Well. It's not often I'm asked for a command performance. :)
 
>1) ECAC Commissioner
 
I've known Joe Bertagna for many years, and have always found him
open-minded, personable, knowledgeable, and keenly interested in promoting
hockey at all levels. But I agree with those who believe Joe spreads
himself too thin. I don't see how he can be commissioner of the ECAC, AND
president of the ACHA, AND goalie consultant to the Bruins, AND involved
with the US Olympic team, AND involved as a broadcaster, AND run his goalie
camps, and achieve excellence in all of them. Joe is certainly capable of
being an excellent commissioner for the ECAC if he chooses to concentrate
on doing so. But I share Luis's and Geoff's skepticism that that will be
the case.
 
>
>2) Cornell
>
 
Like Tom Tseng, I'm a Cornell employee, and thus really can't campaign
publicly for or against another employee's keeping or losing his or her job
(have I qualified that statement enough to make it totally meaningless?).

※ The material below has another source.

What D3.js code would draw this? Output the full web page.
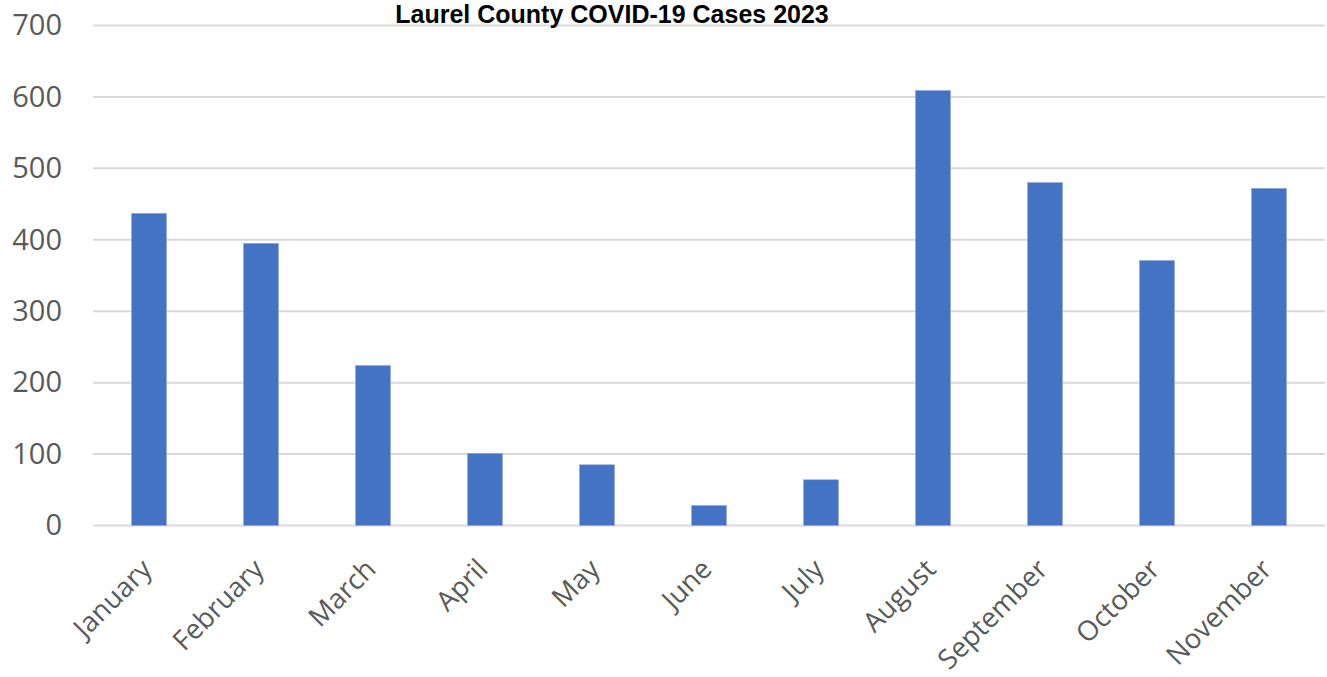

But I can say this, all of which is public knowledge:
 
- the team is headed for its third straight sub-.500 season, and is in
danger of missing the playoffs entirely
- ticket sales are off, costing Cornell thousands of dollars (minimum of $6
per ticket x 400-500 tickets) per game
- there is an NCAA compliance review under way
- there are only four seniors on the team, only three of whom are playing
regularly; last year's graduating class comprised two seniors, the year
before four
- the head coach is responsible for the performance of the program.
 
>I still contend that Cornell has inherent advantages over all
>Ivy schools save Harvard.
 
Including diversity of academic programs (7 undergraduate colleges), costs
(even out-of-state resident tuition at the four New York State colleges is
significantly less than at other Ivy schools), geography (close to Canada).
 
> It also has a prestige value in hockey
>circles that outweighs every non-Ivy in the ECAC except Clarkson.
 
Two national champions (although none in the last 25 years). More ECAC
titles than any other team in the league (although none since 1986). Ken
Dryden. Joe Nieuwendyk. Kent Manderville (sort of). But this is eroding
rapidly.
 
> So
>there is no reason why the Big Red can't climb into national contention,
>at least semi-regularly.
 
I think a realistic level of expectation would be to contend for home ice
in the ECAC quarterfinals pretty much all of the time, and go beyond (Lake
Placid or wherever, ECAC title, NCAA appearance) that with some regularity.
But that has to become an institution-wide priority, not just the hockey
team's goals, or even the athletic department's goals.